Task prompt> Begin with the first line of the material and write out each line exactly, ending with the line that contains "(osclabel) at (259,120)". Pictures are not part of the copy.

+===+

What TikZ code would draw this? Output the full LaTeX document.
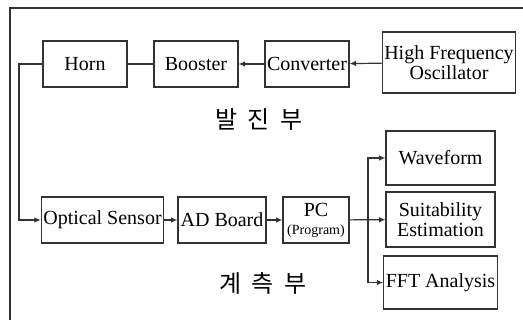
\documentclass[tikz,border=0pt]{standalone}
\usepackage{fontspec}
\setmainfont{Liberation Serif}
\newfontfamily\kofont{Noto Sans CJK KR}
\usepackage{tikz}
\usetikzlibrary{positioning}
\usetikzlibrary{arrows.meta}
\colorlet{linecol}{black!80}
\tikzset{>={Latex[length=3.2pt,width=2.8pt]}}
\tikzset{block/.style={draw=linecol, line width=0.6pt, minimum height=23pt,
    inner sep=1pt, align=center, font=\normalsize}}
\tikzset{wire/.style={draw=linecol, line width=0.6pt}}

\begin{document}
\begin{tikzpicture}[x=0.5pt, y=-0.5pt]
  \useasboundingbox (0,0) rectangle (523,320);

  % outer frame, cut by the page edge
  \draw[wire] (10,330) |- (533,8);

  % oscillation part
  \node[block, minimum width=42pt] (horn) at (85,64) {Horn};
  \node[block, minimum width=42pt] (booster) at (196,64) {Booster};
  \node[block, minimum width=42pt] (conv) at (307,64) {Converter};
  \node[block, minimum width=63pt, minimum height=30.5pt] (osc) at (449,62.5)
    {High Frequency\\[-2pt]Oscillator};
  \node (osclabel) at (259,120) {\kofont\large 발\ \ 진\ \ 부};

  \draw[wire] (horn) -- (booster);
  \draw[wire, ->] (conv) -- (booster);
  \draw[wire, ->] (osc) -- (conv);

  % measurement part
  \node[block, minimum width=59.5pt] (sensor) at (102.5,220) {Optical Sensor};
  \node[block, minimum width=44pt] (adboard) at (222,220) {AD Board};
  \node[block, minimum width=33pt] (pc) at (316,220)
    {PC\\[-3pt]{\scriptsize (Program)}};
  \node[block, minimum width=54.5pt, minimum height=27pt] (wave) at (440.5,158) {Waveform};
  \node[block, minimum width=54.5pt, minimum height=27.5pt] (suit) at (440.5,219.5)
    {Suitability\\[-2pt]Estimation};
  \node[block, minimum width=54.5pt, minimum height=26.5pt] (fft) at (440.5,282.5) {FFT Analysis};
  \node (measlabel) at (263,283) {\kofont\large 계\ \ 측\ \ 부};

  \coordinate (turn) at (19,64);
  \coordinate (split) at (368,220);
  \draw[wire, ->] (horn.west) -- (turn) |- (sensor.west);
  \draw[wire, ->] (sensor) -- (adboard);
  \draw[wire, ->] (adboard) -- (pc);
  \draw[wire, ->] (pc) -- (suit);
  \draw[wire, ->] (split) |- (wave.west);
  \draw[wire, ->] (split) |- (fft.west);

\end{tikzpicture}
\end{document}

+===+

Complete output>
What TikZ code would draw this? Output the full LaTeX document.
\documentclass[tikz,border=0pt]{standalone}
\usepackage{fontspec}
\setmainfont{Liberation Serif}
\newfontfamily\kofont{Noto Sans CJK KR}
\usepackage{tikz}
\usetikzlibrary{positioning}
\usetikzlibrary{arrows.meta}
\colorlet{linecol}{black!80}
\tikzset{>={Latex[length=3.2pt,width=2.8pt]}}
\tikzset{block/.style={draw=linecol, line width=0.6pt, minimum height=23pt,
    inner sep=1pt, align=center, font=\normalsize}}
\tikzset{wire/.style={draw=linecol, line width=0.6pt}}

\begin{document}
\begin{tikzpicture}[x=0.5pt, y=-0.5pt]
  \useasboundingbox (0,0) rectangle (523,320);

  % outer frame, cut by the page edge
  \draw[wire] (10,330) |- (533,8);

  % oscillation part
  \node[block, minimum width=42pt] (horn) at (85,64) {Horn};
  \node[block, minimum width=42pt] (booster) at (196,64) {Booster};
  \node[block, minimum width=42pt] (conv) at (307,64) {Converter};
  \node[block, minimum width=63pt, minimum height=30.5pt] (osc) at (449,62.5)
    {High Frequency\\[-2pt]Oscillator};
  \node (osclabel) at (259,120) {\kofont\large 발\ \ 진\ \ 부};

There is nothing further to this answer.